:: GIVEN INFORMATION ::
++++

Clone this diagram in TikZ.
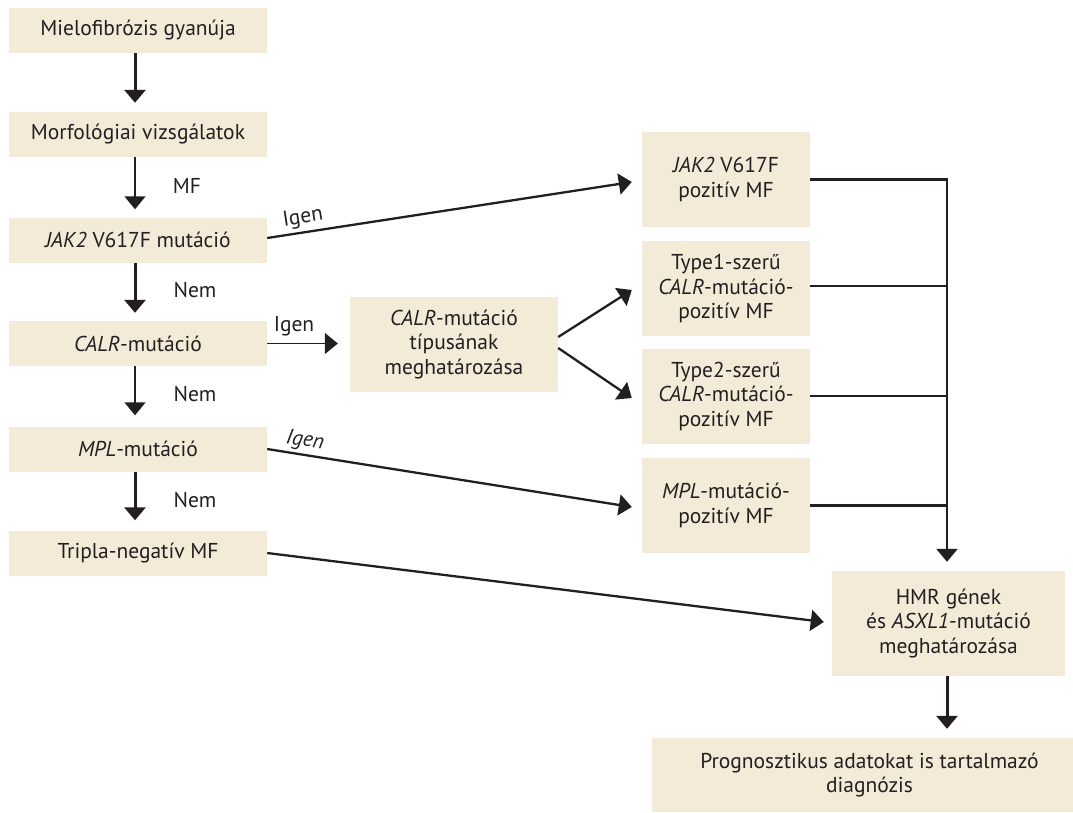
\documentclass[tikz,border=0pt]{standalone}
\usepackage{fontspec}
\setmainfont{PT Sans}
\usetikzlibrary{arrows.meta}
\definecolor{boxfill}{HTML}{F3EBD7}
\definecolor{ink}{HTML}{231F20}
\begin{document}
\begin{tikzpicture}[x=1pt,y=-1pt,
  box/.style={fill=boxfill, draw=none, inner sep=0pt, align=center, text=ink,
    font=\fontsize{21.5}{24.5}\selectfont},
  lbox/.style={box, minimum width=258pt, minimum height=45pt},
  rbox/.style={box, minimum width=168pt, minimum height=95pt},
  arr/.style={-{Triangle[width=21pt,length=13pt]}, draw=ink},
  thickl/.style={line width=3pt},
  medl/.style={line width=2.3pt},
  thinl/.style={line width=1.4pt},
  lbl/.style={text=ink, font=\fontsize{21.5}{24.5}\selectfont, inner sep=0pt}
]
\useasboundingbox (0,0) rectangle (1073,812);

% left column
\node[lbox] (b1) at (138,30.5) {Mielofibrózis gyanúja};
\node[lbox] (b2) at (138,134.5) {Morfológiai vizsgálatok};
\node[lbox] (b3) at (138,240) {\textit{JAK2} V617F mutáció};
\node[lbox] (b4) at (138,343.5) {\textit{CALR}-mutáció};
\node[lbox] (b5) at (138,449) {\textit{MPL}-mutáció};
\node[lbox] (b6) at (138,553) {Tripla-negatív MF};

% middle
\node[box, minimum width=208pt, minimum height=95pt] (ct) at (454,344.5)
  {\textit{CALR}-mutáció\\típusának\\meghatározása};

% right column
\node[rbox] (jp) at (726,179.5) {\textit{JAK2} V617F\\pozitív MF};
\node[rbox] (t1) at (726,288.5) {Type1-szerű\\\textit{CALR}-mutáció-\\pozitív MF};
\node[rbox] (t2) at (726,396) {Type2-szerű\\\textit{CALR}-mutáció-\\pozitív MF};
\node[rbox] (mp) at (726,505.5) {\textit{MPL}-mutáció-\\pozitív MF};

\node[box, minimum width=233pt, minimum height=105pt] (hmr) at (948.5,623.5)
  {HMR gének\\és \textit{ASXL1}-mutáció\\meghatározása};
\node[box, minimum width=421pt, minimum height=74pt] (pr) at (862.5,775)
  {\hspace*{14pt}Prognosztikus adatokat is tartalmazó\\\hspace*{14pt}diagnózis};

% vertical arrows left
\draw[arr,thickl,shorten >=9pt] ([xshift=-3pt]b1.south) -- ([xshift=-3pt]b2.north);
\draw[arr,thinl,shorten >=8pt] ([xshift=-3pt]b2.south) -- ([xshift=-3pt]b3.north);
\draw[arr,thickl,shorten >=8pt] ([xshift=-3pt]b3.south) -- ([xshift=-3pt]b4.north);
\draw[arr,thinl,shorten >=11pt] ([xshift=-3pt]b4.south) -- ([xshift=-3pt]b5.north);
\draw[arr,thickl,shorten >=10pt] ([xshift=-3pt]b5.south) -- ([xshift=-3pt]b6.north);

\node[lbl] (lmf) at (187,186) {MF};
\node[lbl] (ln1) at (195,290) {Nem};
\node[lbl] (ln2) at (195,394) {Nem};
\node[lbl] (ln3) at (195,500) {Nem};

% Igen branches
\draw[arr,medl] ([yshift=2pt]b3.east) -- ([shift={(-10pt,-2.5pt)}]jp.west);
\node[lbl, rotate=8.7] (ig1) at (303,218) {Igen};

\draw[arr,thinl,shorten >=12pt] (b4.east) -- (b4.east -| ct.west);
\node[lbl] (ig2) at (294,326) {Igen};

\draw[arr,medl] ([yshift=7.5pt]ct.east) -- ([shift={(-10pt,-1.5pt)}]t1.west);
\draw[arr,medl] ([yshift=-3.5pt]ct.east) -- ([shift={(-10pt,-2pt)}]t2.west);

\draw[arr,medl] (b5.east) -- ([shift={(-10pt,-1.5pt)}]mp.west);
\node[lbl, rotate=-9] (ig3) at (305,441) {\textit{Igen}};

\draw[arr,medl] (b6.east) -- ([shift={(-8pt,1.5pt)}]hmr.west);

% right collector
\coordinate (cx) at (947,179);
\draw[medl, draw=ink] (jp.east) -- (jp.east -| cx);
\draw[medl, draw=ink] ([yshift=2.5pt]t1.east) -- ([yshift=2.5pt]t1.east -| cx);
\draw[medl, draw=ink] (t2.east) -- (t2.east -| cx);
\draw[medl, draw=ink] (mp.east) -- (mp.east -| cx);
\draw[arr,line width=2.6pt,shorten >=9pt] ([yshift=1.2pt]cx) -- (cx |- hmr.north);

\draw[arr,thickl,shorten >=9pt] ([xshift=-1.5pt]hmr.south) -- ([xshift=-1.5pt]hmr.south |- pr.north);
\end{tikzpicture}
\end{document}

++++

:: EXERCISE TASK ::
Give again exactly the lines running from the beginning of the material above through the line that contains "(b6) at (138,553)", and leave out every picture.

:: EXERCISE ANSWER ::
Clone this diagram in TikZ.
\documentclass[tikz,border=0pt]{standalone}
\usepackage{fontspec}
\setmainfont{PT Sans}
\usetikzlibrary{arrows.meta}
\definecolor{boxfill}{HTML}{F3EBD7}
\definecolor{ink}{HTML}{231F20}
\begin{document}
\begin{tikzpicture}[x=1pt,y=-1pt,
  box/.style={fill=boxfill, draw=none, inner sep=0pt, align=center, text=ink,
    font=\fontsize{21.5}{24.5}\selectfont},
  lbox/.style={box, minimum width=258pt, minimum height=45pt},
  rbox/.style={box, minimum width=168pt, minimum height=95pt},
  arr/.style={-{Triangle[width=21pt,length=13pt]}, draw=ink},
  thickl/.style={line width=3pt},
  medl/.style={line width=2.3pt},
  thinl/.style={line width=1.4pt},
  lbl/.style={text=ink, font=\fontsize{21.5}{24.5}\selectfont, inner sep=0pt}
]
\useasboundingbox (0,0) rectangle (1073,812);

% left column
\node[lbox] (b1) at (138,30.5) {Mielofibrózis gyanúja};
\node[lbox] (b2) at (138,134.5) {Morfológiai vizsgálatok};
\node[lbox] (b3) at (138,240) {\textit{JAK2} V617F mutáció};
\node[lbox] (b4) at (138,343.5) {\textit{CALR}-mutáció};
\node[lbox] (b5) at (138,449) {\textit{MPL}-mutáció};
\node[lbox] (b6) at (138,553) {Tripla-negatív MF};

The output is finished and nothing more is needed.